What is being asked. Find the lines below that contain the string "code". Copy each one.

Supplied material.
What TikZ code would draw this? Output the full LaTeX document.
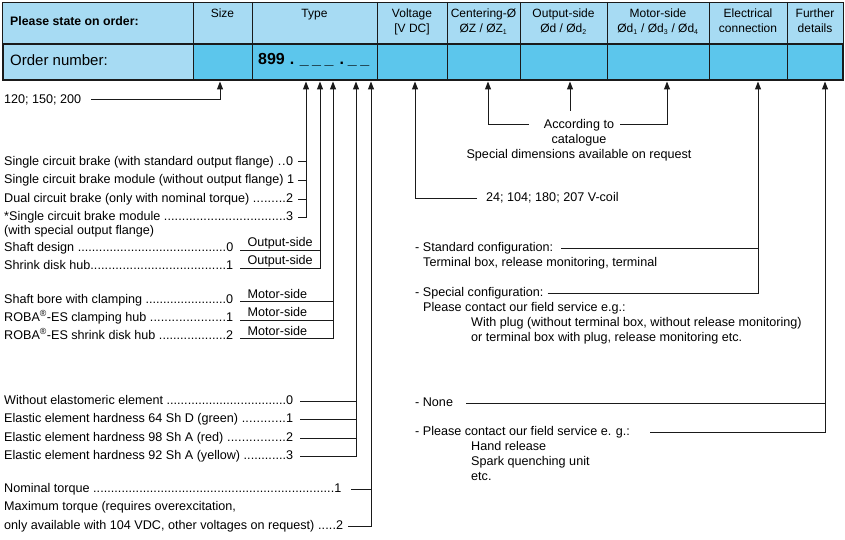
\documentclass[tikz,border=0pt]{standalone}
\usepackage{fontspec}
\setmainfont{Liberation Sans}
\usetikzlibrary{arrows.meta}
\definecolor{hdrblue}{HTML}{A7DBF3}
\definecolor{cellblue}{HTML}{5CC6EC}
\definecolor{ink}{HTML}{1A1A1A}
\newcommand{\dotrow}[3]{\makebox[#1][l]{#2\xleaders\hbox{.}\hfill#3}}
\newcommand{\sub}[1]{\textsubscript{\fontsize{7}{8}\selectfont #1}}
\begin{document}
\begin{tikzpicture}[x=1pt,y=-1pt,
  font=\fontsize{12.6}{14}\selectfont,
  lbl/.style={inner sep=0pt, text height=9pt, text depth=2.5pt, anchor=west},
  ctr/.style={inner sep=0pt, text height=9pt, text depth=2.5pt, anchor=center},
  hdr/.style={ctr, font=\fontsize{12}{14}\selectfont},
  tag/.style={inner sep=0pt, anchor=base west},
  ln/.style={draw=ink, line width=1pt},
  arr/.style={ln, -{Triangle[length=8pt,width=6pt]}},
  grid/.style={draw=ink, line width=0.8pt}]
\useasboundingbox (0,0) rectangle (845,540);
\fill[white] (0,0) rectangle (845,540);

% ---------- table ----------
\fill[hdrblue] (2,2) rectangle (843,44);
\fill[hdrblue] (3,44) rectangle (193,80);
\fill[cellblue] (193,44) rectangle (843,80);
\draw[grid] (2,2) rectangle (843,44);
\foreach \x in {193,252,377,447,520,607,709,787} \draw[grid] (\x,2) -- (\x,80);
\draw[draw=ink, line width=2.5pt] (3,44) rectangle (843,80);

\node[lbl, font=\fontsize{12.3}{14}\selectfont\bfseries] (pso) at (10,22) {Please state on order:};
\node[hdr] (hSize) at (222.5,14) {Size};
\node[hdr] (hType) at (314.5,14) {Type};
\node[hdr] (hVolt1) at (412,14) {Voltage};
\node[hdr] (hVolt2) at (412,29) {[V DC]};
\node[hdr] (hCen1) at (483.5,14) {Centering-Ø};
\node[hdr] (hCen2) at (483.5,29) {ØZ / ØZ\sub{1}};
\node[hdr] (hOut1) at (563.5,14) {Output-side};
\node[hdr] (hOut2) at (563.5,29) {Ød / Ød\sub{2}};
\node[hdr] (hMot1) at (658,14) {Motor-side};
\node[hdr] (hMot2) at (658,29) {Ød\sub{1} / Ød\sub{3} / Ød\sub{4}};
\node[hdr] (hEl1) at (748,14) {Electrical};
\node[hdr] (hEl2) at (748,29) {connection};
\node[hdr] (hFu1) at (815,14) {Further};
\node[hdr] (hFu2) at (815,29) {details};

\node[lbl, font=\fontsize{15}{17}\selectfont] (ordn) at (10,62) {Order number:};
\node[lbl, font=\fontsize{16}{18}\selectfont\bfseries] (code) at (258,61)
  {899\kern5pt.\kern5.5pt\_\kern3.5pt\_\kern3.5pt\_\kern6pt.\kern4pt\_\kern3.5pt\_};

% ---------- arrow targets on the table ----------
\foreach \n/\x in {tSize/220,tT1/306,tT2/320,tT3/333,tT4/356,tT5/371,tVolt/415,tCen/488,tOut/570,tMot/667,tEl/758,tFu/825}
  \coordinate (\n) at (\x,81.5);

% ---------- size ----------
\node[lbl] (sz) at (4,100) {120; 150; 200};
\draw[arr] ([xshift=10pt]sz.east) -| (tSize);

% ---------- type: brake ----------
\node[lbl] (b0) at (4,162) {\dotrow{289pt}{Single circuit brake (with standard output flange) }{0}};
\node[lbl] (b1) at (4,180.5) {Single circuit brake module (without output flange) 1};
\node[lbl] (b2) at (4,199) {\dotrow{289pt}{Dual circuit brake (only with nominal torque) }{2}};
\node[lbl] (b3) at (4,217.5) {\dotrow{289pt}{*Single circuit brake module }{3}};
\node[lbl] (b3b) at (4,231) {(with special output flange)};
\foreach \n in {b0,b1,b2} \draw[ln] ([xshift=5pt]b0.east |- \n.east) -- (\n.east -| tT1);
\draw[arr] ([xshift=5pt]b3.east) -| (tT1);

% ---------- type: output side ----------
\node[lbl] (sd) at (4,248) {\dotrow{229pt}{Shaft design }{0}};
\node[lbl] (sh) at (4,266) {\dotrow{229pt}{Shrink disk hub}{1}};
\coordinate (osA) at ([xshift=7pt,yshift=-2pt]sd.east);
\coordinate (osB) at ([xshift=7pt,yshift=-2pt]sh.east);
\node[tag] (osl1) at ([xshift=7pt,yshift=3.5pt]osA) {Output-side};
\node[tag] (osl2) at ([xshift=7pt,yshift=3.5pt]osB) {Output-side};
\draw[ln] (osA) -- (osA -| tT2);
\draw[arr] (osB) -| (tT2);

% ---------- type: motor side ----------
\node[lbl] (mb0) at (4,300) {\dotrow{229pt}{Shaft bore with clamping }{0}};
\node[lbl] (mb1) at (4,318) {\dotrow{229pt}{ROBA\textsuperscript{®}-ES clamping hub }{1}};
\node[lbl] (mb2) at (4,336) {\dotrow{229pt}{ROBA\textsuperscript{®}-ES shrink disk hub }{2}};
\coordinate (msA) at ([xshift=7pt,yshift=-1.5pt]mb0.east);
\coordinate (msB) at ([xshift=7pt,yshift=-2pt]mb1.east);
\coordinate (msC) at ([xshift=7pt,yshift=-2.5pt]mb2.east);
\node[tag] (msl1) at ([xshift=7pt,yshift=3.5pt]msA) {Motor-side};
\node[tag] (msl2) at ([xshift=7pt,yshift=3.5pt]msB) {Motor-side};
\node[tag] (msl3) at ([xshift=7pt,yshift=3.5pt]msC) {Motor-side};
\draw[ln] (msA) -- (msA -| tT3);
\draw[ln] (msB) -- (msB -| tT3);
\draw[arr] (msC) -| (tT3);

% ---------- type: elastomer ----------
\node[lbl] (e0) at (4,401) {\dotrow{289pt}{Without elastomeric element }{0}};
\node[lbl] (e1) at (4,419.5) {\dotrow{289pt}{Elastic element hardness 64 Sh D (green) }{1}};
\node[lbl] (e2) at (4,438) {\dotrow{289pt}{Elastic element hardness 98 Sh A (red) }{2}};
\node[lbl] (e3) at (4,456.5) {\dotrow{289pt}{Elastic element hardness 92 Sh A (yellow) }{3}};
\foreach \n in {e0,e1,e2} \draw[ln] ([xshift=7pt]\n.east) -- (\n.east -| tT4);
\draw[arr] ([xshift=7pt]e3.east) -| (tT4);

% ---------- type: torque ----------
\node[lbl] (tq1) at (4,489) {\dotrow{337pt}{Nominal torque }{1}};
\node[lbl] (tq2a) at (4,507.5) {Maximum torque (requires overexcitation,};
\node[lbl] (tq2) at (4,526.5) {\dotrow{339pt}{only available with 104 VDC, other voltages on request) }{2}};
\draw[ln] ([xshift=10pt]tq1.east) -- (tq1.east -| tT5);
\draw[arr] ([xshift=5pt]tq2.east) -| (tT5);

% ---------- voltage ----------
\node[lbl] (vc) at (486,198) {24; 104; 180; 207 V-coil};
\draw[arr] ([xshift=-9pt]vc.west) -| (tVolt);

% ---------- centering / output / motor ----------
\node[ctr] (acc1) at (579,125) {According to};
\node[ctr] (acc2) at (579,140) {catalogue};
\node[ctr] (acc3) at (579,155) {Special dimensions available on request};
\draw[arr] ([xshift=-15pt]acc1.west) -| (tCen);
\draw[arr] ([xshift=6pt]acc1.east) -| (tMot);
\coordinate (outEnd) at (570,111);
\draw[arr] (outEnd) -- (tOut);

% ---------- electrical connection ----------
\node[lbl] (sc) at (415,248) {- Standard configuration:};
\node[lbl] (sc2) at (423,263) {Terminal box, release monitoring, terminal};
\node[lbl] (spc) at (415,293) {- Special configuration:};
\node[lbl] (spc2) at (423,308) {Please contact our field service e.g.:};
\node[lbl] (spc3) at (471,323) {With plug (without terminal box, without release monitoring)};
\node[lbl] (spc4) at (471,338) {or terminal box with plug, release monitoring etc.};
\draw[ln] ([xshift=8pt]sc.east) -- (sc.east -| tEl);
\draw[arr] ([xshift=4pt]spc.east) -| (tEl);

% ---------- further details ----------
\node[lbl] (none) at (415,403) {- None};
\node[lbl] (pc) at (415,432) {- Please contact our field service e. g.:};
\node[lbl] (hr) at (471,447) {Hand release};
\node[lbl] (sq) at (471,462) {Spark quenching unit};
\node[lbl] (etc) at (471,477) {etc.};
\draw[ln] ([xshift=13pt]none.east) -- (none.east -| tFu);
\draw[arr] ([xshift=20pt]pc.east) -| (tFu);
\end{tikzpicture}
\end{document}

Final result.
What TikZ code would draw this? Output the full LaTeX document.
\node[lbl, font=\fontsize{16}{18}\selectfont\bfseries] (code) at (258,61)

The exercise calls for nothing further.